Seasonal beauty
This cool-climate garden is designed to provide colour and interest all year
Nine years ago, when Justin and Reed saw their little cottage in Katoomba for the first time, they fell in love with it. Although they initially missed out on buying the property in the Blue Mountains, New South Wales, when it was back on the market a year later, they left nothing to chance and snapped it up. It was a slightly worn and torn 1920s weatherboard cottage, but
“the yard was singing to us like a siren and calling us from Sydney”, Reed recalls.
Justin and Reed had never designed a garden before, but both were keen to embrace the region’s cool climate. At the time, the garden consisted of little more than an expanse of lawn and a statuesque maple tree, which they’ve retained. Eight years later, it’s otherwise unrecognisable.
The front garden, which Justin says is typical Blue Mountains, features azaleas, cherries, maples in red and pink tones, and four huge pines on the boundary that suck up all the available water and nutrients.
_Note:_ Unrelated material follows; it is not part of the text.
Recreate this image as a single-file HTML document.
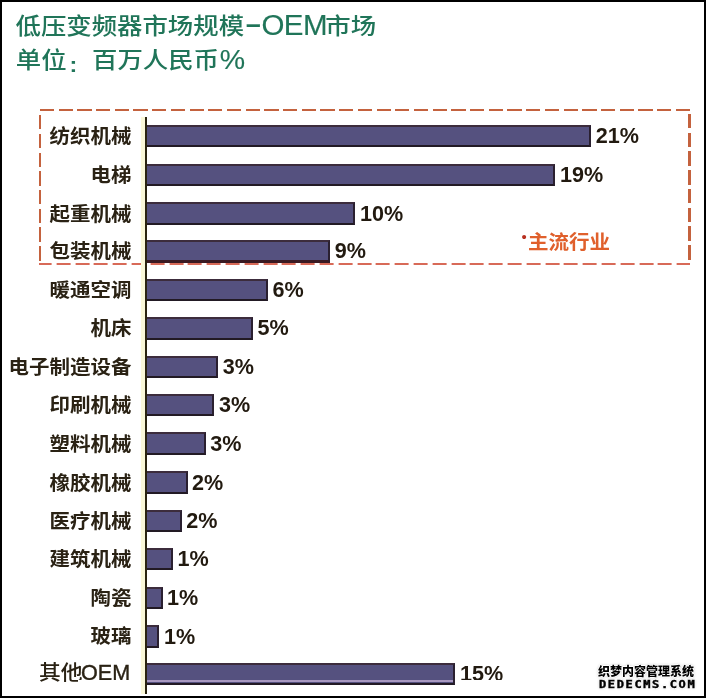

It’s in the backyard that they’ve concentrated their efforts on creating a four-seasons garden, as Justin fondly calls it.
levels of interest
The rear garden covers an area of about 350m2. Seen through the wall-sized picture window in the lounge room, it’s a breathtaking view that entices you outside to explore. When you’re out there among the 1385 plants that fill this relatively small space, you begin to realise that about half are not your average cool-climate species.
Justin says he is the “minutia detail man” obsessed with tulip species, irises and the Arisaema genus, to name a few. “Reed, on the other hand, is tree-obsessed,” he adds. “He has chosen all of them, planting them in the ground, in pots… you name it, he’s put a tree in it! He’s really big on architectural, structural plants.”
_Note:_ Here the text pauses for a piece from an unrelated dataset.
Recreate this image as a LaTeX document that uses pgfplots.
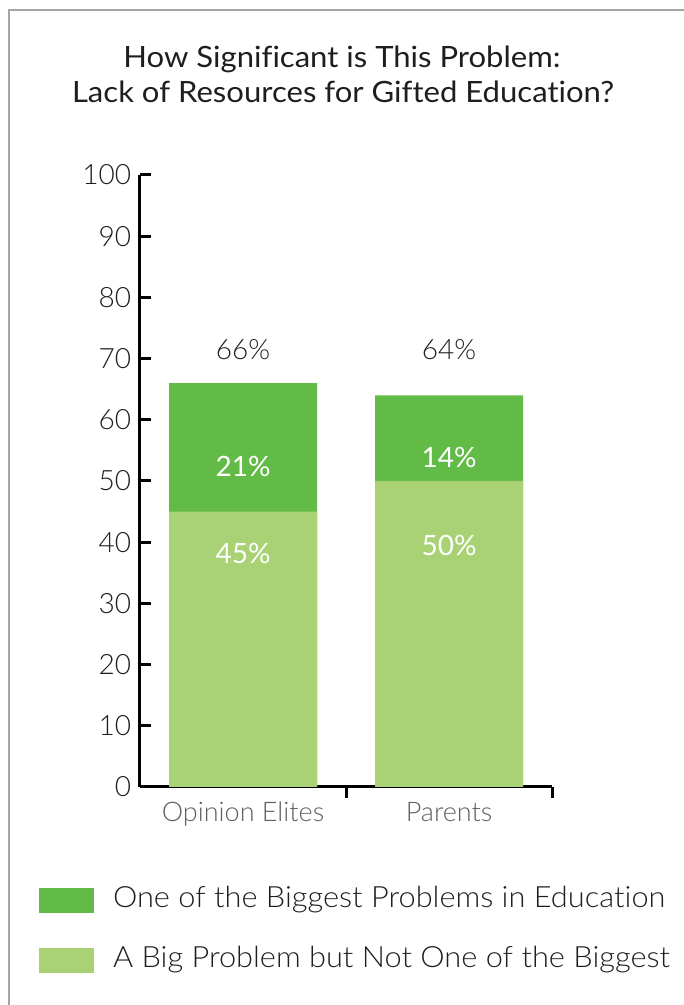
\documentclass[border=0pt]{standalone}
\usepackage{pgfplots}
\pgfplotsset{compat=1.18}
\usepackage{fontspec}
\setmainfont[Ligatures=NoCommon]{Lato}
\newfontfamily\lightfont[Ligatures=NoCommon]{Lato Light}
\newfontfamily\titlefont[FakeStretch=1.06,Ligatures=NoCommon]{Lato}
\newfontfamily\legfont[FakeStretch=1.05,Ligatures=NoCommon]{Lato Light}
\newfontfamily\valfont[Ligatures=NoCommon]{Lato}
\definecolor{darkg}{RGB}{98,187,70}
\definecolor{lightg}{RGB}{168,210,116}
\definecolor{txt}{RGB}{30,30,30}
\definecolor{cat}{RGB}{95,95,95}
\definecolor{framec}{RGB}{165,165,165}
\begin{document}
\begin{tikzpicture}
\path[use as bounding box] (0,0) rectangle (342pt,502.5pt);
\draw[framec, line width=1pt] (4.5pt,-2pt) -- (4.5pt,497.5pt) -- (344pt,497.5pt);
\node[anchor=base, inner sep=0pt, text=txt, font=\titlefont\fontsize{14.65pt}{17pt}\selectfont] at (171pt,468.5pt) {How Significant is This Problem:};
\node[anchor=base, inner sep=0pt, text=txt, font=\titlefont\fontsize{14.65pt}{17pt}\selectfont] at (171.5pt,451pt) {Lack of Resources for Gifted Education?};
\begin{axis}[
  at={(70pt,109pt)}, anchor=south west,
  scale only axis, width=206pt, height=306pt,
  xmin=-0.5, xmax=1.5, ymin=0, ymax=100,
  axis x line*=bottom, axis y line*=left,
  axis line style={line width=1.5pt, black},
  tick style={line width=1.5pt, black},
  tick align=inside,
  major tick length=5.5pt,
  ytick={0,10,...,100},
  xtick={0.5,1.5}, xticklabels={},
  extra x ticks={0,1},
  extra x tick labels={Opinion Elites,Parents},
  extra x tick style={major tick length=0pt, tick style={draw=none},
    xticklabel style={anchor=base, inner sep=0pt, yshift=-17.5pt, text=cat,
      font=\lightfont\fontsize{13.5pt}{16pt}\selectfont}},
  yticklabel style={inner sep=0pt, xshift=-4.25pt, text=txt,
      font=\lightfont\fontsize{14pt}{16pt}\selectfont},
  /pgf/number format/assume math mode=true,
  ybar, bar width=74pt, bar shift=0pt,
  legend image code/.code={\fill[#1] (0pt,-6.25pt) rectangle (27.5pt,6.25pt);},
  legend cell align=left,
  legend style={draw=none, fill=none, inner sep=0pt, outer sep=0pt,
    at={(-0.2451,-0.1650)}, anchor=north west,
    row sep=17pt, column sep=9.5pt,
    nodes={inner sep=0pt, text height=10pt, text depth=3pt, text=txt,
      font=\legfont\fontsize{14.65pt}{17pt}\selectfont}},
]
% totals: One of the Biggest (21, 14) stacked on A Big Problem (45, 50)
\addplot[fill=darkg, draw=none] coordinates {(0,66) (1,64)};
\addplot[fill=lightg, draw=none] coordinates {(0,45) (1,50)};
\legend{One of the Biggest Problems in Education, A Big Problem but Not One of the Biggest}
\node[text=txt, font=\lightfont\fontsize{14pt}{16pt}\selectfont] at (axis cs:0,71.4) {66\%};
\node[text=white, font=\valfont\fontsize{14pt}{16pt}\selectfont] at (axis cs:0,52.45) {21\%};
\node[text=white, font=\valfont\fontsize{14pt}{16pt}\selectfont] at (axis cs:0,38.2) {45\%};
\node[text=txt, font=\lightfont\fontsize{14pt}{16pt}\selectfont] at (axis cs:1,71.4) {64\%};
\node[text=white, font=\valfont\fontsize{14pt}{16pt}\selectfont] at (axis cs:1,53.9) {14\%};
\node[text=white, font=\valfont\fontsize{14pt}{16pt}\selectfont] at (axis cs:1,39.5) {50\%};
\end{axis}
\end{tikzpicture}
\end{document}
The back garden is divided into two levels. A retaining wall creates both height variation and a secondary path beside the garage, which is covered in Virginia creeper (Parthenocissus quinquefolia). The upper garden is framed by camellia hedges, and accessed via wide, gentle steps and a curved pathway from the lounge room deck. The stairs are framed on either side by a ginkgo tree (Ginkgo biloba) and a dramatically pruned tulip magnolia (Magnolia x soulangeana). When both are in leaf, the back of the garden remains a mystery and the steps draw the curious further into the garden. In winter, when the trunks of the deciduous ginkgo and magnolia are exposed, they bring a sculptural element to the space.
Beyond the stairs, the circular lawn is framed by garden beds containing euphorbias, marigolds, peonies, Asiatic lilies, avens (Geum spp.), bleeding heart (Dicentra spectabilis), Mollis azaleas, salvias and hellebores. Burgundy foliage is dotted throughout in the form of smoke bush (Cotinus spp.), Cercis canadensis ‘Forest Pansy’, maples, heuchera, cardinal flower (Lobelia cardinalis) and pineapple lily (Eucomis spp.). Water plants are tucked behind the maple in half wine barrels.
The succulent groundcovers are a constant and, after some casualties, the toughest, frost-surviving species remain. Used throughout, groundcovers prevent weeds, leaving Justin and Reed with more time to tend, prune, feed and water.
In this part of the garden, the textural delight of the various dwarf conifers, hostas and Amorphophallus konjac really comes to the fore. The differentiation creates interest and surprise, while the sheer number of species in the garden is mind-boggling.
To keep track of what goes into the garden each season, Justin meticulously records the details in a journal. Flicking through it, he recalls which of the hundreds of plants have made it, and the few that haven’t. It’s this devotion to each and every one that makes me ask if there’s really room for any more. “Aside from bulbs, I’ll never buy another plant,” Justin responds, but somehow I doubt it.
sharing the spotlight
With photographic recall, Justin knows where every bulb is located. He has used succession planting to great effect, taking into account the flowering cycle of each species and layering the garden so that one follows the next. Each deciduous plant (60 per cent of the garden is deciduous) has its moment to shine. It then dies back, giving the next plant its turn.
At the back of the upper level, Justin’s rainbow-coloured Gouldian finches, and painted and star finches, are housed in an 8m2 aviary. In this garden, where no space is without plants of some kind, the shade of this structure creates the right microclimate for the potted orchids.
The conservatory at the rear of the garage is where Justin potters away, propagating his favourite plants and tending his fish tanks. When the lower garden was planted two years ago, more than half of the 400 plants used to fill it had been propagated in the conservatory.
The bedroom window overlooks this area, so Justin wanted to include his and Reed’s favourite plants. Arisaema spp., Astilbe spp., butterfly amaryllis (Hippeastrum papilio), Geranium ‘Rozanne’, azaleas and a potted maple have filled out the space in a short time. But as Justin shows me around and mentions plans for additions, the glint in his eye says that, like any true gardener’s garden, it’s never going to be ‘finished’.